Forged with a strong background in drawing and painting, I currently work in a variety of media, including drawing, installation, painting, and photography. My work explores the impermanence of the man-made, shaped by the persistence of nature. At the same time, I play with the reverse process: the commodification of nature. I seek to isolate layers of light, decay, and transformation found in both synthetic and natural forms. In the process, I horde, collect, group, organize and section.
Whether I’m working on a painting or installation, each piece is an investigation or excavation letting the space lead its development. In my studio or at the site of an abandoned building, I am curious about the previous inhabitants. I am interested in examining and recreating how the environment was used before—even if my rebuilding of that history is imagined or imprecise. The framework and visual language of the urban and social fabric are continually being torn down and re-erected. Histories are rewritten. I may find old paint chips or ripped out walls and imagine a past different from the actual one, but my work represents the exploration of how these materials relate and retell this information. Emphasizing small irregularities and mistakes, the installations are a public display of the intimate and elusive process that happens inside an artist’s studio.

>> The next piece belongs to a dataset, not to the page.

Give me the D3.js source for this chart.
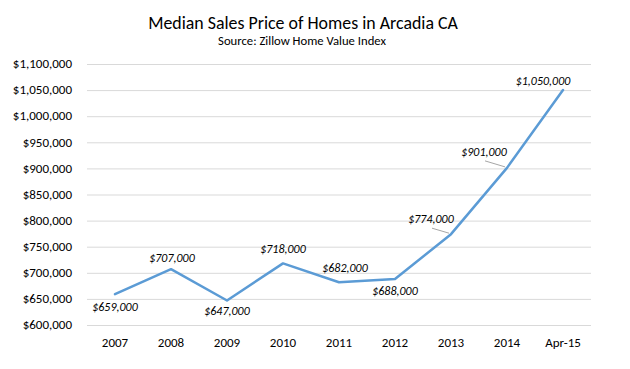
<!DOCTYPE html>
<html>
<head>
<meta charset="utf-8">
<script src="https://cdn.jsdelivr.net/npm/d3@7"></script>
<style>
  body { margin: 0; background: #fff; }
  text { font-family: Calibri, Carlito, Lato, sans-serif; fill: #000; }
</style>
</head>
<body>
<script>
// chart data
const years = ['2007', '2008', '2009', '2010', '2011', '2012', '2013', '2014', 'Apr-15'];
const prices = [659000, 707000, 647000, 718000, 682000, 688000, 774000, 901000, 1050000];
const yTicks = [600000, 650000, 700000, 750000, 800000, 850000, 900000, 950000, 1000000, 1050000, 1100000];

// label placement relative to each point (dx, dy of baseline), leader line flag
const labelOffsets = [[0, 17], [1, -7], [0, 15], [0, -10], [6, -10], [0, 16], [-20, -11], [-23, -12], [-20, -5]];
const leaders = [false, false, false, false, false, false, true, true, false];

var margin = { top: 64, right: 39, bottom: 44, left: 87 },
    width = 630 - margin.left - margin.right,
    height = 369 - margin.top - margin.bottom;

var svg = d3.select("body")
    .append("svg")
    .attr("width", 630)
    .attr("height", 369);

var g = svg.append("g")
    .attr("transform", `translate(${margin.left},${margin.top})`);

var x = d3.scaleBand()
    .domain(years)
    .range([0, width]);

var y = d3.scaleLinear()
    .domain([600000, 1100000])
    .range([height, 0]);

var fmt = d3.format("$,");

// shrink/grow a text so it covers the given width (fallback font is wider than Calibri)
function fitWidth(sel, target, base) {
    let w = sel.node().getComputedTextLength();
    sel.style("font-size", (base * target / w) + "px");
}

// gridlines
g.selectAll(".grid")
    .data(yTicks)
    .join("line")
    .attr("x1", 0)
    .attr("x2", width)
    .attr("y1", d => y(d) + 0.5)
    .attr("y2", d => y(d) + 0.5)
    .attr("stroke", "#d9d9d9")
    .attr("stroke-width", 1);

// y axis labels
g.selectAll(".ylab")
    .data(yTicks)
    .join("text")
    .attr("x", -15)
    .attr("y", d => y(d))
    .attr("dy", "0.33em")
    .attr("text-anchor", "end")
    .style("font-size", "13px")
    .text(d => fmt(d));

// x axis labels
g.selectAll(".xlab")
    .data(years)
    .join("text")
    .attr("x", d => x(d) + x.bandwidth() / 2)
    .attr("y", height + 22)
    .attr("text-anchor", "middle")
    .style("font-size", "13px")
    .text(d => d);

// the line
var line = d3.line()
    .x((d, i) => x(years[i]) + x.bandwidth() / 2)
    .y(d => y(d));

g.append("path")
    .datum(prices)
    .attr("fill", "none")
    .attr("stroke", "#5b9bd5")
    .attr("stroke-width", 2.5)
    .attr("stroke-linejoin", "round")
    .attr("stroke-linecap", "round")
    .attr("d", line);

// leader lines
prices.forEach(function (p, i) {
    if (!leaders[i]) return;
    let px = x(years[i]) + x.bandwidth() / 2;
    let py = y(p);
    g.append("line")
        .attr("x1", px + labelOffsets[i][0] + 1)
        .attr("y1", py + labelOffsets[i][1] + 5)
        .attr("x2", px - 2)
        .attr("y2", py - 1)
        .attr("stroke", "#a6a6a6")
        .attr("stroke-width", 1);
});

// data labels
g.selectAll(".dlab")
    .data(prices)
    .join("text")
    .attr("x", (d, i) => x(years[i]) + x.bandwidth() / 2 + labelOffsets[i][0])
    .attr("y", (d, i) => y(d) + labelOffsets[i][1])
    .attr("text-anchor", "middle")
    .style("font-size", "12px")
    .style("font-style", "italic")
    .text(d => fmt(d));

// title and subtitle
var title = svg.append("text")
    .attr("x", 303)
    .attr("y", 29)
    .attr("text-anchor", "middle")
    .style("font-size", "18px")
    .text("Median Sales Price of Homes in Arcadia CA");
fitWidth(title, 310, 18);

var sub = svg.append("text")
    .attr("x", 302)
    .attr("y", 45)
    .attr("text-anchor", "middle")
    .style("font-size", "12px")
    .text("Source: Zillow Home Value Index");
fitWidth(sub, 168, 12);
</script>
</body>
</html>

My installations take forms that interact with the architecture of the space: leaning, rebuilding, partitioning. The surfaces play off one another to create private and public spaces simultaneously. Subtly manipulated construction and found materials become my sculptures. The arrangements of the sheet-rock, wood, and Styrofoam insulation can make it seem like a work in progress—an ongoing interruption of space.
My understanding of color and light comes from painting. What does light do to a space as it moves, as it casts shadows across a wall, as it heightens small differences in color? My work explores the transformative properties of light, be it sunlight or projected electric light. Drawing and painting are a starting point, a means of exploration, and are essential to my decision-making process. By limiting my pallet to the installation materials themselves, I accentuate subtle color shifts.
Some of my most recent work includes elements from personal experiences: how we use and dispose of what we own. By cataloging and organizing scavenged possessions (or desired possessions) the installations, paintings, and drawings become self-portraits, portraits of my spaces.
In my installation, You’d Be Home By Now, I cut small brick-like pieces out of found Sheetrock and stacked them between the trunks of trees. These inorganic pieces then became part of the landscape and will return to their natural elements. In Kitchen, a site-specific installation completed on Governors Island in unused military housing, I covered the cabinets and appliances of the kitchen with blue Styrofoam insulation and painted it to look like walls. I then broke through the “walls” to expose the areas where I had hidden my personal items. Nested away, there were clothes in the freezer, wilted plants under the sink, a hoarding of pens, and pine-cones collected from the island in a drawer revealing my role as hoarder and collector. In the Craigslist Series the drawings and paintings are derived from images in Craigslist.org postings. I find that man-made items which imitate nature hold more monetary value than natural ones.
Through drawing, painting, installation, photography, and sculpture, I investigate our relationship to our spaces and what we own—how we use, dispose, and interpret them.